-------- RECORDED INFORMATION

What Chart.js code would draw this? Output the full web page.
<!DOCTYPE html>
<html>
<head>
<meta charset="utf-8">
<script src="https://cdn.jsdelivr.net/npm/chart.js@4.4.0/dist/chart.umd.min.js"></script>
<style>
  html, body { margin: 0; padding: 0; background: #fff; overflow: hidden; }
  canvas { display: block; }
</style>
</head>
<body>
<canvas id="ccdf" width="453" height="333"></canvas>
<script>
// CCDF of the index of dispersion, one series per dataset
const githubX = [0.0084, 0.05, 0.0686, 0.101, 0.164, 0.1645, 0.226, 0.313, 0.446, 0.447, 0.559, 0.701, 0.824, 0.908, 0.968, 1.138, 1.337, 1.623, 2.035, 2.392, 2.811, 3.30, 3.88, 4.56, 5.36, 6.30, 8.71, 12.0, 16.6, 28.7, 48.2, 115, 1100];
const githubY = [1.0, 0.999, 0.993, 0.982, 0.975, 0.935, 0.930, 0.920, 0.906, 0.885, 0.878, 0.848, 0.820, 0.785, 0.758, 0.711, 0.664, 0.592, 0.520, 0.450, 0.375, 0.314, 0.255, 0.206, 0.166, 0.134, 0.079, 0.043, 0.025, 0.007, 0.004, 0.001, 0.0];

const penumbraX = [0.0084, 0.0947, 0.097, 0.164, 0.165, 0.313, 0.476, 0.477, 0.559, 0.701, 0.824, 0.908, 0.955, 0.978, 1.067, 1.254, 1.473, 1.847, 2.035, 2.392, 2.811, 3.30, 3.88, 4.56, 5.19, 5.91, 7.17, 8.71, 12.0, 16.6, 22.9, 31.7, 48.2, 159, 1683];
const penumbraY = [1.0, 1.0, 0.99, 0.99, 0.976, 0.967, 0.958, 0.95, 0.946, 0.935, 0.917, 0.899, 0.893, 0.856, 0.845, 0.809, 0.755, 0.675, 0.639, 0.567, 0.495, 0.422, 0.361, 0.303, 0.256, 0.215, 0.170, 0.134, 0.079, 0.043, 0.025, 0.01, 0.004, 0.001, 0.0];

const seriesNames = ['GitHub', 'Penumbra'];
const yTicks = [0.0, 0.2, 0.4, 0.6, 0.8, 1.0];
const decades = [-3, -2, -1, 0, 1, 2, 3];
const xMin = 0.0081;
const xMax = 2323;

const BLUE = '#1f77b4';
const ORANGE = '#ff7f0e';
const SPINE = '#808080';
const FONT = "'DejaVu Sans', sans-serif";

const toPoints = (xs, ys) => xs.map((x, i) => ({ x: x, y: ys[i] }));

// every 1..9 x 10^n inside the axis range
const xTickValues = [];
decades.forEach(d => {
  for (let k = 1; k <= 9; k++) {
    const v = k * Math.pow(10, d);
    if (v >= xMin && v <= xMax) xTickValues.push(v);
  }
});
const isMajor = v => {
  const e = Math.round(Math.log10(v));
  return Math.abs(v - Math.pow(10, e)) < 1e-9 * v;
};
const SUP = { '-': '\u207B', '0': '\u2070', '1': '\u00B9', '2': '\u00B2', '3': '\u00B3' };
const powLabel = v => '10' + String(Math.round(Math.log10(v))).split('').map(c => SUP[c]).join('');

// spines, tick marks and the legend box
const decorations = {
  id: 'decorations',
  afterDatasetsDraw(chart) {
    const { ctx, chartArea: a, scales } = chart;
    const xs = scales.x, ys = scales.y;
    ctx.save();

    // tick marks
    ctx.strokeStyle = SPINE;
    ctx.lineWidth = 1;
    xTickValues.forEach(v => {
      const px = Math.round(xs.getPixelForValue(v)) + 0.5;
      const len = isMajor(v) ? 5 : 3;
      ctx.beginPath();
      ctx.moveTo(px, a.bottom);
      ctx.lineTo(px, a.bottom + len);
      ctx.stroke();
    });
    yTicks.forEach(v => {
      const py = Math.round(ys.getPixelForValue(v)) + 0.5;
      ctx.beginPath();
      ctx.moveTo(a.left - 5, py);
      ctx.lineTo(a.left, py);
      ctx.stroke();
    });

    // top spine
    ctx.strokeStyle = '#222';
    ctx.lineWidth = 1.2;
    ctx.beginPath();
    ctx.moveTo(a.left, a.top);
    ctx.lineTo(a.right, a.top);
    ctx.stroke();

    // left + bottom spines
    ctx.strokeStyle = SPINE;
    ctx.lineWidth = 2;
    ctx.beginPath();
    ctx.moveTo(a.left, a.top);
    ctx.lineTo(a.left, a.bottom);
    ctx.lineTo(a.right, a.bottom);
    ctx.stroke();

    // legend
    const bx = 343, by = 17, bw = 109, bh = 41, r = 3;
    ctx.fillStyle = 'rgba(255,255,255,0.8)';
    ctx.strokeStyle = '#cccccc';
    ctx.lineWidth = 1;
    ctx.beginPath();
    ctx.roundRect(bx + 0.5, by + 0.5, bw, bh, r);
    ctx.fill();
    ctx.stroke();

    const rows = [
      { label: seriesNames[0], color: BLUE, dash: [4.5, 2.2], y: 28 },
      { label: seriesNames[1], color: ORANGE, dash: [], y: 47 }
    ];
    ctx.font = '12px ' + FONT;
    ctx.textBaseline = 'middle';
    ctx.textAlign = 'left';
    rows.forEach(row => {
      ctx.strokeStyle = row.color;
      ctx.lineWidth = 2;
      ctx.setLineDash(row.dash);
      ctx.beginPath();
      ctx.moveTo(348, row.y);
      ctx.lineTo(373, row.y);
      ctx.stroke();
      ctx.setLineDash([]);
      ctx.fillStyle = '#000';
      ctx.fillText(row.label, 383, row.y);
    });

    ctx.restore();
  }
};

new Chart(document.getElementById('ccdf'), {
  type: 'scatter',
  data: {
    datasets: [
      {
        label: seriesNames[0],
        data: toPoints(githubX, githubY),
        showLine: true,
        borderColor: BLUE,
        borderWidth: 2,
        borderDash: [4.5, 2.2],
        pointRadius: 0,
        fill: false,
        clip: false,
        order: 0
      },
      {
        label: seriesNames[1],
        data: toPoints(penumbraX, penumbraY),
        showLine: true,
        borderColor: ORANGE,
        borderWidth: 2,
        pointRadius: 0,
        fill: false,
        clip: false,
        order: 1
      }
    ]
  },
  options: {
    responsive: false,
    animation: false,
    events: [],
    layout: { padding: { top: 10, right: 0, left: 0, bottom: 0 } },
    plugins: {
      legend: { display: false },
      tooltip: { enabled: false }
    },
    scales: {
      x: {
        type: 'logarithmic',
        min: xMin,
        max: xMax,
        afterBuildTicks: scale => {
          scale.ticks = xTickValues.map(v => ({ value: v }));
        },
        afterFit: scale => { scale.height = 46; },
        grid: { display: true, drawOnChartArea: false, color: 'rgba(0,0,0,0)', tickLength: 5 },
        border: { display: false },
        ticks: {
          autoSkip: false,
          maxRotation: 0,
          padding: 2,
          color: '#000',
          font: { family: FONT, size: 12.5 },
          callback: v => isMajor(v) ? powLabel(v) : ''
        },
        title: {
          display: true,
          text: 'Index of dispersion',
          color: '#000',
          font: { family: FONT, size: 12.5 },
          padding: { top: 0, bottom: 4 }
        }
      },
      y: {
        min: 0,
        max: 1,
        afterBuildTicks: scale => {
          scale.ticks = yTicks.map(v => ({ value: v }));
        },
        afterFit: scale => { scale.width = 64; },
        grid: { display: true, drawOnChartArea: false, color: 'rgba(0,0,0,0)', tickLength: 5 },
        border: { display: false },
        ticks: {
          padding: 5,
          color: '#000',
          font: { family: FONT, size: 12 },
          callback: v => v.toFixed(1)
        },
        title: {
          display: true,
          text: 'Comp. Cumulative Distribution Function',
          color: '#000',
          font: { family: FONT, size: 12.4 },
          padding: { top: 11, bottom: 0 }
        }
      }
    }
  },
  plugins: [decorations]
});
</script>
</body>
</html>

----------------

▸ PROBLEM STATEMENT: Using the material above, quote the first line and each line after it, stopping at and including the line that holds "0.007, 0.004, 0.001, 0.0];".

▸ OUTPUT:
What Chart.js code would draw this? Output the full web page.
<!DOCTYPE html>
<html>
<head>
<meta charset="utf-8">
<script src="https://cdn.jsdelivr.net/npm/chart.js@4.4.0/dist/chart.umd.min.js"></script>
<style>
  html, body { margin: 0; padding: 0; background: #fff; overflow: hidden; }
  canvas { display: block; }
</style>
</head>
<body>
<canvas id="ccdf" width="453" height="333"></canvas>
<script>
// CCDF of the index of dispersion, one series per dataset
const githubX = [0.0084, 0.05, 0.0686, 0.101, 0.164, 0.1645, 0.226, 0.313, 0.446, 0.447, 0.559, 0.701, 0.824, 0.908, 0.968, 1.138, 1.337, 1.623, 2.035, 2.392, 2.811, 3.30, 3.88, 4.56, 5.36, 6.30, 8.71, 12.0, 16.6, 28.7, 48.2, 115, 1100];
const githubY = [1.0, 0.999, 0.993, 0.982, 0.975, 0.935, 0.930, 0.920, 0.906, 0.885, 0.878, 0.848, 0.820, 0.785, 0.758, 0.711, 0.664, 0.592, 0.520, 0.450, 0.375, 0.314, 0.255, 0.206, 0.166, 0.134, 0.079, 0.043, 0.025, 0.007, 0.004, 0.001, 0.0];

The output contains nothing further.